When she came to open a multimillion-pound extension of Motorola in Swindon, I briefed them that the purpose of the visit was for her to talk to the people, the work people,
not to get involved in technicalities of what went on inside. Halfway down the line a white-coated expert said, ‘Ma’am, this is our latest toy and if you look inside here …’, and asked her to pop her head inside something the size of a deep freeze and was explaining that the wires connected to this and that; the Queen turned round and gave me a great wink. They’re not interested in seeing computers – they’ve seen hundreds – nor looking at the layout of a factory. They’re there so people can meet them and talk to them and have that wonderful satisfaction of saying ‘I met the Queen today’.

One of the factories in Wiltshire that several members of the Royal Family have visited over the years is Dyson Appliances in Malmesbury, which found fame with the revolutionary bagless vacuum cleaner. James Dyson is its equally revolutionary inventor and chairman, and is as unconventional as his vacuum cleaners. ‘I spent a lot of my life thinking the Royal Family didn’t have much to offer,’ he says.

Recently, since I’ve got to know them because they’ve come to see me at the Design Museum [of which he has been chairman for the last five years, and trustee for eight], here at the factory and at the Chelsea Flower Show [where he had an award-winning garden design in 2003] it’s rewarding and important to have someone who comes round and encourages, and congratulates people without having a political or any other motive. There’s a place for that. It’s like being at school and the headmaster or his wife comes round and says ‘Well done’. It’s very nice to know that someone has noticed and cares – as much for me as for my workforce. There is a role for someone saying what you are doing is good and good for the country. If the Prime Minister had
done that, it would have been nice but it’s different. We’ve had Gordon Brown here and I’ve been on a trip to Japan with Tony Blair. It’s nice but there could be another motive, a political agenda. With the Royal Family there may be a social agenda but not a political one. When they came here and when Prince Philip went to the Design Museum, they said, ‘What are you doing here? What are your problems?’ They asked intelligent questions – I’ve never heard a member of the family ask a stupid question.

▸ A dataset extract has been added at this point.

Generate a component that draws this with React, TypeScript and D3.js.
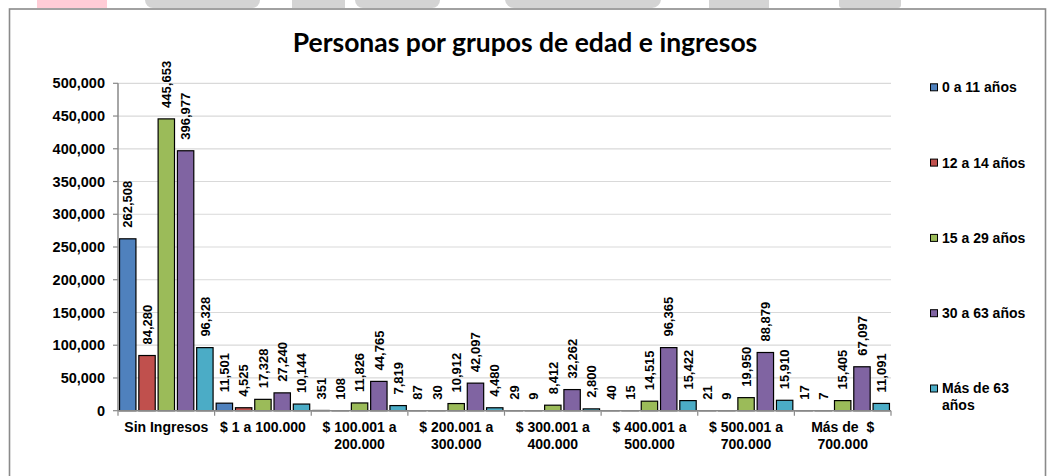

The Queen came eighteen months ago with the Duke. They weren’t invited. They decided they wanted to come and see us. There was a lot of arranging to do – sniffer dogs and all that. There’s a protocol; the Lord-Lieutenant of Wiltshire, Lieutenant General Sir Maurice Johnston, writes to you and comes to see you to discuss it. You don’t hear from Buckingham Palace at all until afterwards, when you get a thank-you letter. It all goes through the local royal man. It was the same with Prince Charles two years before. The Lord-Lieutenant says they’d like to come and works out what they will do when they are here. He says they’d like to meet as many people as possible. There was no time to do the offices and the production line, so we got everyone into the factory, and at one end of the line was the whole of the finance department, and at the other end all our engineers from the office floor. When you go on to the production line you have to wear yellow safety jackets and safety boots and the Duke of Edinburgh kept going up to people and saying ‘Which forklift do you drive?’ and they would be one of our top scientists. The Queen happened to talk to a lot of people in the finance department and she turned to me and said, ‘Why do you have so many people in your finance department?’ I said, ‘You just happen to have met them all bunched up.’ When I brought her up on
to the office floor to use the loo – you have to have a designated lavatory – she was supposed to be brought up by the lady-in-waiting but there wasn’t one around so I brought her up. In a way that was the most interesting part of the whole trip because she talked much more freely when there weren’t lots of people around and was much more interesting and relaxed and chatty. I have a feeling she’s quite shy and finds it difficult.

The Queen is very easy-going. Other members of the family can be more difficult and Sir Maurice would not be the first person, when awaiting the arrival of the Duke of Edinburgh, to be quietly praying that his royal visitor was going to arrive in a good mood. A former director of the Royal Society for the Encouragement of Arts, Manufacture and Commerce (RSA) says that his views changed a lot over his seventeen years of working with Prince Philip, but he never lost his admiration for him.

He was pretty fantastic, he was pretty daunting and could be pretty awful. He would turn up here in a foul mood and make life very difficult. He could be quite rude to people and unkindly rude, but by the end of the time, two or three hours, he was invariably in a good mood again; the bad moods weren’t very often. Generally he was fantastically supportive and pro and I thought as far as the environment was concerned he was brilliant, and he was a complete master of his brief. That was what amazed me. He did his own homework, wrote his own speeches. He asked for ideas, rough drafts, and he would never use anything verbatim but you could tell he was taking an interest in what you’d say and out came his own stuff. In environment committee meetings with lots of real experts, the Attenboroughs
of this world and others, he was the master of the total brief, no doubt. He had a very small staff, a very efficient office in complete contrast to the Prince of Wales’s office. Going back twenty-five years, his was the little tight, well-run group of ex-servicemen mostly, pretty classy sorts. First woman equerry one before last was very nice, but they have become much more relaxed. A lot of the formality has fallen away; when I first encountered Prince Philip it was a very formal occasion. One gets very blasé about contact with the Palace. I have a letter from the Palace every week or a phone call. I joke that I see him more than my sister sometimes because he does do an awful lot for us. And he has a capacity to get into the detail of things. We sent him a governance review about six years ago and he asked to see the by-laws and he discovered four or five drafting errors that the lawyers had completely missed and he obviously enjoyed going through it.